● **Instructions for the task**
Type again, exactly, the lines below from the start through the line that includes "const legendWidths = [92, 67, 82, 77, 65];".

● **Listed records**

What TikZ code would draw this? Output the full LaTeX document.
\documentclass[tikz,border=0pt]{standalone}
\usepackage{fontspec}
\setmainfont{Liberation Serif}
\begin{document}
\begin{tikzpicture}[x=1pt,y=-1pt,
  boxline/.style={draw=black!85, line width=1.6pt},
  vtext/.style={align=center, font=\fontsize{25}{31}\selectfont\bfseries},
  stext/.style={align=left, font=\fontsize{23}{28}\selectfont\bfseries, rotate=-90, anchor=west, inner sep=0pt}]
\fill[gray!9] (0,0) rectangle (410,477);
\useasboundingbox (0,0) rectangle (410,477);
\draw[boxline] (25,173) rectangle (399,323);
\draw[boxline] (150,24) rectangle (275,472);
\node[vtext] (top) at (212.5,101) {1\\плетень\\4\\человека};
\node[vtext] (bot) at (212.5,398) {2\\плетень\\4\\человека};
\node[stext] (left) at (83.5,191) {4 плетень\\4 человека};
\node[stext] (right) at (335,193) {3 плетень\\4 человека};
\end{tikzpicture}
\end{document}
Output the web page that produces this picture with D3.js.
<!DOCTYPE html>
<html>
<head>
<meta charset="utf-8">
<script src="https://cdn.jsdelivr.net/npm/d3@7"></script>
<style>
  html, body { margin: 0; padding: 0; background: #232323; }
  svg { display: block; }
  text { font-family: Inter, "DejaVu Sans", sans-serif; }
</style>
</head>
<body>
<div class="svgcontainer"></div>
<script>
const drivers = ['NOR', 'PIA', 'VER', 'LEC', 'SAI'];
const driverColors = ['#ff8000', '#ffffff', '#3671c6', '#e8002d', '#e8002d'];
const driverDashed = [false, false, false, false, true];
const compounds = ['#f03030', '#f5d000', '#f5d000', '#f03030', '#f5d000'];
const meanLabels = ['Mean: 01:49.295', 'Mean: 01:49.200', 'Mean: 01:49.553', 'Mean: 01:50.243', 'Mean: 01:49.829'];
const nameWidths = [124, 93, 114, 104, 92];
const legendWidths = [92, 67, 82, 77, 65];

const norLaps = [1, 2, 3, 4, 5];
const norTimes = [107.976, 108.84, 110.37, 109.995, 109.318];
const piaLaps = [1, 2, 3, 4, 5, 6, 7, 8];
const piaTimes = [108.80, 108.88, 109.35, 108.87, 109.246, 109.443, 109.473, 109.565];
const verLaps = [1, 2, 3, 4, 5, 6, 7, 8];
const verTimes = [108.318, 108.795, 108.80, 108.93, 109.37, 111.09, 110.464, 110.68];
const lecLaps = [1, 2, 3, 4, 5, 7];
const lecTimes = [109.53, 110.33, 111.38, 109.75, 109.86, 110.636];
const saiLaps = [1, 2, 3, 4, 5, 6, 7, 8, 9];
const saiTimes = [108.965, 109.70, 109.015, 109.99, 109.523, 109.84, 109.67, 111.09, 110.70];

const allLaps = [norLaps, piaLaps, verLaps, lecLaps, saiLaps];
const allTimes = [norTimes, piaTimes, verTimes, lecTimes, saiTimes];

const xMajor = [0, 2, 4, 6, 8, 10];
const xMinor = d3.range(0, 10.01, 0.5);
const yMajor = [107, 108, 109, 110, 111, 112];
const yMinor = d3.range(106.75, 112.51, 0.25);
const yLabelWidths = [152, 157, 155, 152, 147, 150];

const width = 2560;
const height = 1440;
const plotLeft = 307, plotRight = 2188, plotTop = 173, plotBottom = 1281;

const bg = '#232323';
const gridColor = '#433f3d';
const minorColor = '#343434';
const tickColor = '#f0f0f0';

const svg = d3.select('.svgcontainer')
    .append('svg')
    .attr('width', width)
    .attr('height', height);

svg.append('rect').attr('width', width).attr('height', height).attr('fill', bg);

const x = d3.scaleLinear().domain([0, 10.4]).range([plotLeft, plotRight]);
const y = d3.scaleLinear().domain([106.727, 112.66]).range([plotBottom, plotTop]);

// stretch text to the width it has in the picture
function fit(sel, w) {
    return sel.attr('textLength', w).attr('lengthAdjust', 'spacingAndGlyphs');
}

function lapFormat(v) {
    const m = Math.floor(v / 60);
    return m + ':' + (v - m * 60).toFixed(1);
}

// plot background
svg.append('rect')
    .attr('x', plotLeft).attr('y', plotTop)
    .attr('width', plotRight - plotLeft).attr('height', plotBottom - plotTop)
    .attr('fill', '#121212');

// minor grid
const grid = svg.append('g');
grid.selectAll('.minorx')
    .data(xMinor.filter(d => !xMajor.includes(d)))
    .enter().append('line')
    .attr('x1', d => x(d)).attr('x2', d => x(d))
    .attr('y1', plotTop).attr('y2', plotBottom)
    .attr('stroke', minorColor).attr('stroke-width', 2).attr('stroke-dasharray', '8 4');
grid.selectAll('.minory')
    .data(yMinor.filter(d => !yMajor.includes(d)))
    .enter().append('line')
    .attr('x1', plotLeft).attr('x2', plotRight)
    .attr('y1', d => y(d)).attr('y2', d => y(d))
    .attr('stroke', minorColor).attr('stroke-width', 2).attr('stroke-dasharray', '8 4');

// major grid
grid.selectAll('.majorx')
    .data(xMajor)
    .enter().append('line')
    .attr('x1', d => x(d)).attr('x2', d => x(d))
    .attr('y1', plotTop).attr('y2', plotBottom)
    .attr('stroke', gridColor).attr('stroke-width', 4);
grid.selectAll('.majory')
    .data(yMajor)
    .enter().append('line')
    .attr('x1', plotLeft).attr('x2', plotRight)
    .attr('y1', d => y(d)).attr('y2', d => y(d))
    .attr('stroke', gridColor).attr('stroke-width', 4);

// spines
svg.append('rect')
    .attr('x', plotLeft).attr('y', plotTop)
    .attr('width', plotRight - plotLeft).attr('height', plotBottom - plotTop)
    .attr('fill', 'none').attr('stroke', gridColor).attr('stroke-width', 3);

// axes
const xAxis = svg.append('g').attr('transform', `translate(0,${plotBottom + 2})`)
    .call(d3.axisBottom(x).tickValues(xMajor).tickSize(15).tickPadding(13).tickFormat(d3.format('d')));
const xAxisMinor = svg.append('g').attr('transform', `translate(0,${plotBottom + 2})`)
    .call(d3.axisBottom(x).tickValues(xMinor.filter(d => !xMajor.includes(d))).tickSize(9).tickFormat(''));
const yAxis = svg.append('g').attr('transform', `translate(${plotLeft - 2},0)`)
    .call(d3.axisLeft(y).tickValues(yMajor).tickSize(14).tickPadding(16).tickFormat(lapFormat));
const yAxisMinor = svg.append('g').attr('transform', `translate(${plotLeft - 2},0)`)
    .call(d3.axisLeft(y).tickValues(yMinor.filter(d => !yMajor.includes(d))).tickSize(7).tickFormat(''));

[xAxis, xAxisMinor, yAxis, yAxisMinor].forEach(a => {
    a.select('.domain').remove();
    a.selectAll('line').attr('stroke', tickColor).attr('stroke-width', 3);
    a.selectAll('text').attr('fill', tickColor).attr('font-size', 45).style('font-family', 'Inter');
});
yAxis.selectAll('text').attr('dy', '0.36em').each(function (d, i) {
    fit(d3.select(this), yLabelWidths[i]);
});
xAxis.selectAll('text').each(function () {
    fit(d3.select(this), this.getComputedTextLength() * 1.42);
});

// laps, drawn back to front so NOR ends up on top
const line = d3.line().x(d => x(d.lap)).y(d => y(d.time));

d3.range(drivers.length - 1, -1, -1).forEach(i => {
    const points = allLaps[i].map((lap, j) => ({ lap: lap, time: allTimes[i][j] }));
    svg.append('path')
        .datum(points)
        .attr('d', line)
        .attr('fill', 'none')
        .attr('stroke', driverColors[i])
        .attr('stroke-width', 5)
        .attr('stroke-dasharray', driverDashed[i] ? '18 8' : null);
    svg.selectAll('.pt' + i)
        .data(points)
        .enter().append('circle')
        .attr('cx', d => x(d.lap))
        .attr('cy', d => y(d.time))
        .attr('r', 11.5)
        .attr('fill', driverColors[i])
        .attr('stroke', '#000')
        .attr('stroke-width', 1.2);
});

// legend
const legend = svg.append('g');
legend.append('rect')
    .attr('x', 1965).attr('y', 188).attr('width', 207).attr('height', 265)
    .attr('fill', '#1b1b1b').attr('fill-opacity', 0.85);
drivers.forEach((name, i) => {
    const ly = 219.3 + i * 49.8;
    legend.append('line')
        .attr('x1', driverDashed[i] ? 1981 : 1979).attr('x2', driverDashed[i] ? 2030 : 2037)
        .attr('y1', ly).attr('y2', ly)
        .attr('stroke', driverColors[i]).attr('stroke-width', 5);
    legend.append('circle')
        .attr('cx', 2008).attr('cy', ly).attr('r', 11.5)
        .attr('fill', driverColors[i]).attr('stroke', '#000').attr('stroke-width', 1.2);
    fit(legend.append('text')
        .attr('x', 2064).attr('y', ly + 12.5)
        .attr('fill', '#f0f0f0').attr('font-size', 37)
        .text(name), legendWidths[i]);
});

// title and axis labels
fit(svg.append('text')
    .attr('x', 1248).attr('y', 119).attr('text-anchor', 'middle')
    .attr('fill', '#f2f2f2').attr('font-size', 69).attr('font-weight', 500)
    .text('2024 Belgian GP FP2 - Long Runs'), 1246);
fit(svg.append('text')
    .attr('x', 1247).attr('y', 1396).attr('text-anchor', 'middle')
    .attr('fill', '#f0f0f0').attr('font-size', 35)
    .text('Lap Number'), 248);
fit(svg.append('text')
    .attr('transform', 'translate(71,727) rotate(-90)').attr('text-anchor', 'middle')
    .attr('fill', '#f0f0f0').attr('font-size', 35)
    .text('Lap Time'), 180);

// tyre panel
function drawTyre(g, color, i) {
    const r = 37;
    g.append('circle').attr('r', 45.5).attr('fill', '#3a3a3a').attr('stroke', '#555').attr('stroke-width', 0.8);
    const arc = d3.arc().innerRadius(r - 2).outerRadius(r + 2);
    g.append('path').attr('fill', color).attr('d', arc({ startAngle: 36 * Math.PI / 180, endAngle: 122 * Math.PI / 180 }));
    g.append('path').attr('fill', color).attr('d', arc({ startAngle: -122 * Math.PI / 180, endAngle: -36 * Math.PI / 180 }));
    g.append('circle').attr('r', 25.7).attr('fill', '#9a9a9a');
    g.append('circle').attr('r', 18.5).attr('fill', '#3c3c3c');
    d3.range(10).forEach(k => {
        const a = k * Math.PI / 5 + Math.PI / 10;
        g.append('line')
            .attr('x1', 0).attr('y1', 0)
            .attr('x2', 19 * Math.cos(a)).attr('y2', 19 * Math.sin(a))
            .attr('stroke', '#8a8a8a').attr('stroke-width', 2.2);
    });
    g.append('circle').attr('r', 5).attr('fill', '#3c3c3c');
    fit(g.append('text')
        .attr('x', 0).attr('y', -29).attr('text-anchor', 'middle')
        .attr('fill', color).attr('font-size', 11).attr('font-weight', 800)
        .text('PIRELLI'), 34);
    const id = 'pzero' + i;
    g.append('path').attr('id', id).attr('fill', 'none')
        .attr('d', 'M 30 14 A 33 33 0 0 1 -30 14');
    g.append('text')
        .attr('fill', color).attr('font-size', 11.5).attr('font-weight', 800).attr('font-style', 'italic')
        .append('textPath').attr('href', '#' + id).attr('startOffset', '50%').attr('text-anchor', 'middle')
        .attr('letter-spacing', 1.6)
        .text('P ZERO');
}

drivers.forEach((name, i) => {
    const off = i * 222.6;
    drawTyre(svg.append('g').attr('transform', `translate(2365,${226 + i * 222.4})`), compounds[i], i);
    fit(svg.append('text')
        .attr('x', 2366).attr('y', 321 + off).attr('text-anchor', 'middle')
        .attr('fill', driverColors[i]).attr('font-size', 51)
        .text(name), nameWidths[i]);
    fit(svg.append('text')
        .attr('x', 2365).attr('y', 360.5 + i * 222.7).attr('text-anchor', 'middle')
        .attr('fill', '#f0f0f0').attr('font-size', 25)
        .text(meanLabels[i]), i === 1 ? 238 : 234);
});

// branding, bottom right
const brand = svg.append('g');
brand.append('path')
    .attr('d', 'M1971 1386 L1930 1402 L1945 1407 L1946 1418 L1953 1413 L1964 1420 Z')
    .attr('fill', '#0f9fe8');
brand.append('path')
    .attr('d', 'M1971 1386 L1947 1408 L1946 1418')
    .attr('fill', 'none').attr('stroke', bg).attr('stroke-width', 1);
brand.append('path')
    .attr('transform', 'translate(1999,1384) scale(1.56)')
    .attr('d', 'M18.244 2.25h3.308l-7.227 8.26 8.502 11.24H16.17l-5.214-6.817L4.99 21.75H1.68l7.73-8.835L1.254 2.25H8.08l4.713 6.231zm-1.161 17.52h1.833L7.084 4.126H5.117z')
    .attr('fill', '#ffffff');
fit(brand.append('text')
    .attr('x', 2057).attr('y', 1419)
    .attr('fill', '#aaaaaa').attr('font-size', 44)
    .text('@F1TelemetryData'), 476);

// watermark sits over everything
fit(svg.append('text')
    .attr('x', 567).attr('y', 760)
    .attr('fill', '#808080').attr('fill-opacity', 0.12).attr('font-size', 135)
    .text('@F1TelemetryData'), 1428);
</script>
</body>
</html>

● **Correct result**
What TikZ code would draw this? Output the full LaTeX document.
\documentclass[tikz,border=0pt]{standalone}
\usepackage{fontspec}
\setmainfont{Liberation Serif}
\begin{document}
\begin{tikzpicture}[x=1pt,y=-1pt,
  boxline/.style={draw=black!85, line width=1.6pt},
  vtext/.style={align=center, font=\fontsize{25}{31}\selectfont\bfseries},
  stext/.style={align=left, font=\fontsize{23}{28}\selectfont\bfseries, rotate=-90, anchor=west, inner sep=0pt}]
\fill[gray!9] (0,0) rectangle (410,477);
\useasboundingbox (0,0) rectangle (410,477);
\draw[boxline] (25,173) rectangle (399,323);
\draw[boxline] (150,24) rectangle (275,472);
\node[vtext] (top) at (212.5,101) {1\\плетень\\4\\человека};
\node[vtext] (bot) at (212.5,398) {2\\плетень\\4\\человека};
\node[stext] (left) at (83.5,191) {4 плетень\\4 человека};
\node[stext] (right) at (335,193) {3 плетень\\4 человека};
\end{tikzpicture}
\end{document}
Output the web page that produces this picture with D3.js.
<!DOCTYPE html>
<html>
<head>
<meta charset="utf-8">
<script src="https://cdn.jsdelivr.net/npm/d3@7"></script>
<style>
  html, body { margin: 0; padding: 0; background: #232323; }
  svg { display: block; }
  text { font-family: Inter, "DejaVu Sans", sans-serif; }
</style>
</head>
<body>
<div class="svgcontainer"></div>
<script>
const drivers = ['NOR', 'PIA', 'VER', 'LEC', 'SAI'];
const driverColors = ['#ff8000', '#ffffff', '#3671c6', '#e8002d', '#e8002d'];
const driverDashed = [false, false, false, false, true];
const compounds = ['#f03030', '#f5d000', '#f5d000', '#f03030', '#f5d000'];
const meanLabels = ['Mean: 01:49.295', 'Mean: 01:49.200', 'Mean: 01:49.553', 'Mean: 01:50.243', 'Mean: 01:49.829'];
const nameWidths = [124, 93, 114, 104, 92];
const legendWidths = [92, 67, 82, 77, 65];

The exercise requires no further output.